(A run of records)
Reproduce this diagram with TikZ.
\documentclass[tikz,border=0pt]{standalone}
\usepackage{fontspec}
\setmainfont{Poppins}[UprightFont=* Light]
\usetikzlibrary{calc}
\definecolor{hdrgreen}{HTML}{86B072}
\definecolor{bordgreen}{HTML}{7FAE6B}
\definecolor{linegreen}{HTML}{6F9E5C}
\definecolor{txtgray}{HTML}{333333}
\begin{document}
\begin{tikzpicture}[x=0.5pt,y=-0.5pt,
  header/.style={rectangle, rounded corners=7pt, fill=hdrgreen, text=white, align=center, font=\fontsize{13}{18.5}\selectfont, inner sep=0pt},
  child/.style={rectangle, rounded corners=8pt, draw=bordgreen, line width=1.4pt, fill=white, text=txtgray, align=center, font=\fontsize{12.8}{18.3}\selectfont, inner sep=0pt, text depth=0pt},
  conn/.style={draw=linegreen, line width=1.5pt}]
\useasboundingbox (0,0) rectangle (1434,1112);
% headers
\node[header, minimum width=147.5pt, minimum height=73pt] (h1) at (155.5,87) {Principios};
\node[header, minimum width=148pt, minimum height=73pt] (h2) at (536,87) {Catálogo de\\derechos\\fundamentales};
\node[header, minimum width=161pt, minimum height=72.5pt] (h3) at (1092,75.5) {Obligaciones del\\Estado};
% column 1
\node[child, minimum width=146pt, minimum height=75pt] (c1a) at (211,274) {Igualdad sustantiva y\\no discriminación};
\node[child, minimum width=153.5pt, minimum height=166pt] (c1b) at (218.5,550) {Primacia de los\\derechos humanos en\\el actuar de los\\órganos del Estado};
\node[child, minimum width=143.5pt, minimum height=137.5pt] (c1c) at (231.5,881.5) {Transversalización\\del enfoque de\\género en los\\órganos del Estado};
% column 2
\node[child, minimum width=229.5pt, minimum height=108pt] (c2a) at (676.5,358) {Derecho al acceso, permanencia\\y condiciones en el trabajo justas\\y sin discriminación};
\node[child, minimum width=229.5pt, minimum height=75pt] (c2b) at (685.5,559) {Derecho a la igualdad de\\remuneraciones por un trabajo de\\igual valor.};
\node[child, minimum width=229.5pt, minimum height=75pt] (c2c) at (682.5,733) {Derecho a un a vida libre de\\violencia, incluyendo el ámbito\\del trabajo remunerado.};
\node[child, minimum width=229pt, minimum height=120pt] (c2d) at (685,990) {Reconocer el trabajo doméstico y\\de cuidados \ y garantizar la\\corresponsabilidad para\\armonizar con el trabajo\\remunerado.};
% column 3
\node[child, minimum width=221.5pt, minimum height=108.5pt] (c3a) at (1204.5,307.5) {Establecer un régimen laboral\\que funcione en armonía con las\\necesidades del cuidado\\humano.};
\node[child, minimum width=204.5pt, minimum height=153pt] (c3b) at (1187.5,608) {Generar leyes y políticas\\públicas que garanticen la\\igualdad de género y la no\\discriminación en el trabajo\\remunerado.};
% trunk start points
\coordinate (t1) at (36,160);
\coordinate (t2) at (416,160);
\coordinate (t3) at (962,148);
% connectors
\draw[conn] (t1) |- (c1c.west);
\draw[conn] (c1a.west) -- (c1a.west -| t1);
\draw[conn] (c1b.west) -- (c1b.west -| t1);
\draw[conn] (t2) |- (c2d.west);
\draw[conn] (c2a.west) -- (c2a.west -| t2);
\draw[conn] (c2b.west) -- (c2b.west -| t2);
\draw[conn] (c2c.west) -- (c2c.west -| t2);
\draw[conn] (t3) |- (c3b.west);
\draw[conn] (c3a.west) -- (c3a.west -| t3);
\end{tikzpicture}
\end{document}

...

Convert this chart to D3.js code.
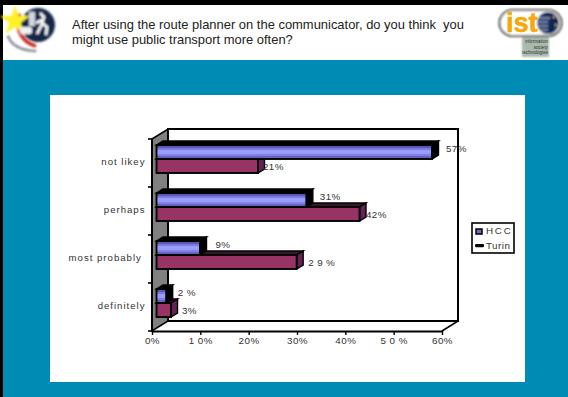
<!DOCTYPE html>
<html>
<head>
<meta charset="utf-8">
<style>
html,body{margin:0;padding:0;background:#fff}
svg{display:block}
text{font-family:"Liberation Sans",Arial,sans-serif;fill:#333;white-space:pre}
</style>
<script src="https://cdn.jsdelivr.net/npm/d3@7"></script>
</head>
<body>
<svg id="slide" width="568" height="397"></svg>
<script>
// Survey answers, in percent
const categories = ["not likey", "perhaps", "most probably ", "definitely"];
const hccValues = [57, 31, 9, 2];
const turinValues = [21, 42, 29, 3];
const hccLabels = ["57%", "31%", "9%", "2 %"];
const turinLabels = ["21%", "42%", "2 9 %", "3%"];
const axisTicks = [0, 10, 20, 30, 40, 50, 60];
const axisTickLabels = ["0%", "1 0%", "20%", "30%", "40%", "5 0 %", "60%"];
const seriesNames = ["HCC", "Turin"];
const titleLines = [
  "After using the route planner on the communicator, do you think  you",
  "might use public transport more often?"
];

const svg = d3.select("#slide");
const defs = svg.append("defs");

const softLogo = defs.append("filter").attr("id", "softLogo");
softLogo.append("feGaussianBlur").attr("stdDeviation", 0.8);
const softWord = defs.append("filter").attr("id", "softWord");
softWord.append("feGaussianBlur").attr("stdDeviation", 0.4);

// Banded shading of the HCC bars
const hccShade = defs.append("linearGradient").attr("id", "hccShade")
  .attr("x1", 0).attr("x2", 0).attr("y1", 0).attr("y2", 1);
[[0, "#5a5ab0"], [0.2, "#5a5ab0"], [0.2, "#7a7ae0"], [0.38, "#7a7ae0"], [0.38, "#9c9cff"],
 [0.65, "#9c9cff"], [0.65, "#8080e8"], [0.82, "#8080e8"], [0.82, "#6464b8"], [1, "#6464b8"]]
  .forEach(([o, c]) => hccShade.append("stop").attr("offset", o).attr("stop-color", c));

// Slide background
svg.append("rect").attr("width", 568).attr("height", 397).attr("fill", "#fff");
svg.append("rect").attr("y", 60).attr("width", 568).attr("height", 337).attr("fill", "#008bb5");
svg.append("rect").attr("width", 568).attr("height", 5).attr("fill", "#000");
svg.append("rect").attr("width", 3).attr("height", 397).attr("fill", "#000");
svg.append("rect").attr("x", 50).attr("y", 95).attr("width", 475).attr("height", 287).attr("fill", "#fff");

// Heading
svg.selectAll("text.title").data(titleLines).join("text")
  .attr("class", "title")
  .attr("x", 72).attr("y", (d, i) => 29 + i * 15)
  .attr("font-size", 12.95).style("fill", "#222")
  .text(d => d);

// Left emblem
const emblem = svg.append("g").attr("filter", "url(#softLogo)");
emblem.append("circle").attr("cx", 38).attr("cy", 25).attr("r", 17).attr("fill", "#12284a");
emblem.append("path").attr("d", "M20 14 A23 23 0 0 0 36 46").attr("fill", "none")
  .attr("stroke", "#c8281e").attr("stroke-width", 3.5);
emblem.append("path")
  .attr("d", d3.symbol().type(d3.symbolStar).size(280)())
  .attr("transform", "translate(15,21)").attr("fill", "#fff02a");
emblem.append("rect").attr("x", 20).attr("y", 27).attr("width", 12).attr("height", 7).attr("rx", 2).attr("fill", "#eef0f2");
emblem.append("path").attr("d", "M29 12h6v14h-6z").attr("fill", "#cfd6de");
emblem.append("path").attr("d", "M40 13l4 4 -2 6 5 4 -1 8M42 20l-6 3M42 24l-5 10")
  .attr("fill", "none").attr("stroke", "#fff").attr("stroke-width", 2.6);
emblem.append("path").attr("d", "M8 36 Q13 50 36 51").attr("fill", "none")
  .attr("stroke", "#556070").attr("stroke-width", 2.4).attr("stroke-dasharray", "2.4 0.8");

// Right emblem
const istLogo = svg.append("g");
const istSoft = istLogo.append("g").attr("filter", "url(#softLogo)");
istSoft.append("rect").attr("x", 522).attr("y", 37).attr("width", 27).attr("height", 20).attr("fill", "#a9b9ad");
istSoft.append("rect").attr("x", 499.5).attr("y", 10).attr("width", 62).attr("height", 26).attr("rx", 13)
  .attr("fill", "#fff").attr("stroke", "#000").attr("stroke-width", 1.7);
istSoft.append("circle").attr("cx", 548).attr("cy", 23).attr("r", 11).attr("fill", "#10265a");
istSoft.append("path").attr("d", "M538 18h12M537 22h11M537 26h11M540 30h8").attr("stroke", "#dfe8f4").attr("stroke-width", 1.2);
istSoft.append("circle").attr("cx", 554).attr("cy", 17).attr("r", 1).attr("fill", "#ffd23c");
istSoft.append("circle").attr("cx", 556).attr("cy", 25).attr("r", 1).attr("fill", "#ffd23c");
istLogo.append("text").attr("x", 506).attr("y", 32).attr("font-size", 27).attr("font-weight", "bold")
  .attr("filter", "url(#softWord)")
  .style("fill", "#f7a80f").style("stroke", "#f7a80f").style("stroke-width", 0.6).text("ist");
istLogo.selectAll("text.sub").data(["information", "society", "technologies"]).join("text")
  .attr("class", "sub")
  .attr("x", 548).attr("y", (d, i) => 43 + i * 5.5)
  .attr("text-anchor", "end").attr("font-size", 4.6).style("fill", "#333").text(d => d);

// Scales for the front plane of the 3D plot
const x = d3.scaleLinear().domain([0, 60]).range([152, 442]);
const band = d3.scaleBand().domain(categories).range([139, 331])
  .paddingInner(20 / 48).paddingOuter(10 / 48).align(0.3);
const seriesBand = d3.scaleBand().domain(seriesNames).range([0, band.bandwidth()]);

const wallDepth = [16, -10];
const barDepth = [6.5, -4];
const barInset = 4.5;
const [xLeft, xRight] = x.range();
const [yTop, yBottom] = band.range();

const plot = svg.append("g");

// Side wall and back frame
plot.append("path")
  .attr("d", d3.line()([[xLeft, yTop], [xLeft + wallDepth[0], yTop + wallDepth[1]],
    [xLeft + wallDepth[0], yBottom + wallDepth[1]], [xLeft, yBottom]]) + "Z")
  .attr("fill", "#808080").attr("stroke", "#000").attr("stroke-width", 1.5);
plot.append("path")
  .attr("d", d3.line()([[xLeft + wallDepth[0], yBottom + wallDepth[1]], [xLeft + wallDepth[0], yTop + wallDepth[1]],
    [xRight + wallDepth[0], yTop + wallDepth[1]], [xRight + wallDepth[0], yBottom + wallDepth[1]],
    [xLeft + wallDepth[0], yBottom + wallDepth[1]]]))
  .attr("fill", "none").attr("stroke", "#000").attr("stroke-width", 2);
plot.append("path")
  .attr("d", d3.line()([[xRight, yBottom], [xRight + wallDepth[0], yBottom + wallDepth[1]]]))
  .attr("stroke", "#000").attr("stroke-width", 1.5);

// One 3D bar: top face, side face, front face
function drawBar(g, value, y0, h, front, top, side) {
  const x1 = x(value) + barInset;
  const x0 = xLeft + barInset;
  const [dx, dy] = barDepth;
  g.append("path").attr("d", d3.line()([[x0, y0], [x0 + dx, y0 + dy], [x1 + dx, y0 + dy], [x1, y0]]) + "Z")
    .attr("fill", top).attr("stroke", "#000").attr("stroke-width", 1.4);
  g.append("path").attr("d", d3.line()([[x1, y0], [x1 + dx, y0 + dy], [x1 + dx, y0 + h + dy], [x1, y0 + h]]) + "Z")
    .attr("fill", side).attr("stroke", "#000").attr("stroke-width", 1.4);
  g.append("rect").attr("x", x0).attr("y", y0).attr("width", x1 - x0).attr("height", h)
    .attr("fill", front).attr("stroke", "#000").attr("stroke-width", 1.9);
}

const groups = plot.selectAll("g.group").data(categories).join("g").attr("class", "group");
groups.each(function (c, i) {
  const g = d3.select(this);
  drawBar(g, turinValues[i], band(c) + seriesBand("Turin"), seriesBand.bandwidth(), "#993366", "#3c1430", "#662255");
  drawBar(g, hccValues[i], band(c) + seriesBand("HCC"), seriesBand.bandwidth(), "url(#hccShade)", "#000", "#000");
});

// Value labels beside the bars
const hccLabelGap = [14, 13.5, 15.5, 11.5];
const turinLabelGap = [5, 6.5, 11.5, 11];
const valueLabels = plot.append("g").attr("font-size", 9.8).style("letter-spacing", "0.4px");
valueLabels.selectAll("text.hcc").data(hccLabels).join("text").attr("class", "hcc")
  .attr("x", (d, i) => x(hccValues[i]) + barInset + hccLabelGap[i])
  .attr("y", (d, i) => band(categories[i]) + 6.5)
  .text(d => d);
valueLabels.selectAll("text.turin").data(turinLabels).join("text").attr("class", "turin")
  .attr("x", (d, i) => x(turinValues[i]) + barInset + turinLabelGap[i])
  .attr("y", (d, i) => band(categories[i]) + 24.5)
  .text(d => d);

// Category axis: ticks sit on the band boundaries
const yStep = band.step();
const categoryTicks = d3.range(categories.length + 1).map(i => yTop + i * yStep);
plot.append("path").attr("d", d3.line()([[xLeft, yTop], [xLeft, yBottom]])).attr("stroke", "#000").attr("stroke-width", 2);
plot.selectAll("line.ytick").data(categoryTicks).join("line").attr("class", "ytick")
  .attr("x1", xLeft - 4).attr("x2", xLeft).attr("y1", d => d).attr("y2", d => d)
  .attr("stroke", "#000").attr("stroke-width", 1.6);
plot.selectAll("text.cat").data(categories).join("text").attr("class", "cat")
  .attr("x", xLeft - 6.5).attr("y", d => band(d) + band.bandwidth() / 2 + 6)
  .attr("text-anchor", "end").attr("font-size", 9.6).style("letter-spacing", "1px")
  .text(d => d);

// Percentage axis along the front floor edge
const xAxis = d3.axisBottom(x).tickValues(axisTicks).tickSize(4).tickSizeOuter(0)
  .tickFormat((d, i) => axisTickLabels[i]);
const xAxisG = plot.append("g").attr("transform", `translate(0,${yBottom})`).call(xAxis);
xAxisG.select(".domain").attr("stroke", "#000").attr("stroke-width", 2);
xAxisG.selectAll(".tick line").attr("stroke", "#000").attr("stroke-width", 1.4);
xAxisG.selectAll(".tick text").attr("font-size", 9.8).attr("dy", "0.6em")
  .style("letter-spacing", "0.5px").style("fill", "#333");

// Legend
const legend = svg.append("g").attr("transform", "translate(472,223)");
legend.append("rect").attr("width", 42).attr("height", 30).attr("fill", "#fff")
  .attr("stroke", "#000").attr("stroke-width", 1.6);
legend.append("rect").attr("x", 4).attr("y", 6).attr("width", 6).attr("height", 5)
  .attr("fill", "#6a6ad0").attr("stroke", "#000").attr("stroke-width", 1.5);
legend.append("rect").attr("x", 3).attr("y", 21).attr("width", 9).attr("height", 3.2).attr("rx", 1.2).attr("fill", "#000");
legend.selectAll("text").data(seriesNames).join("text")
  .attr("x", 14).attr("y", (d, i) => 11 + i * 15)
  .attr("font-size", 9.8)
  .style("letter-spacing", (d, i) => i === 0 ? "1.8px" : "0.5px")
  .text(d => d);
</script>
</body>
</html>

▶ **Your task**
Scan the entries above. Copy each line that has the string "this".

▶ **Solved exercise**
Reproduce this diagram with TikZ.
Convert this chart to D3.js code.
  const g = d3.select(this);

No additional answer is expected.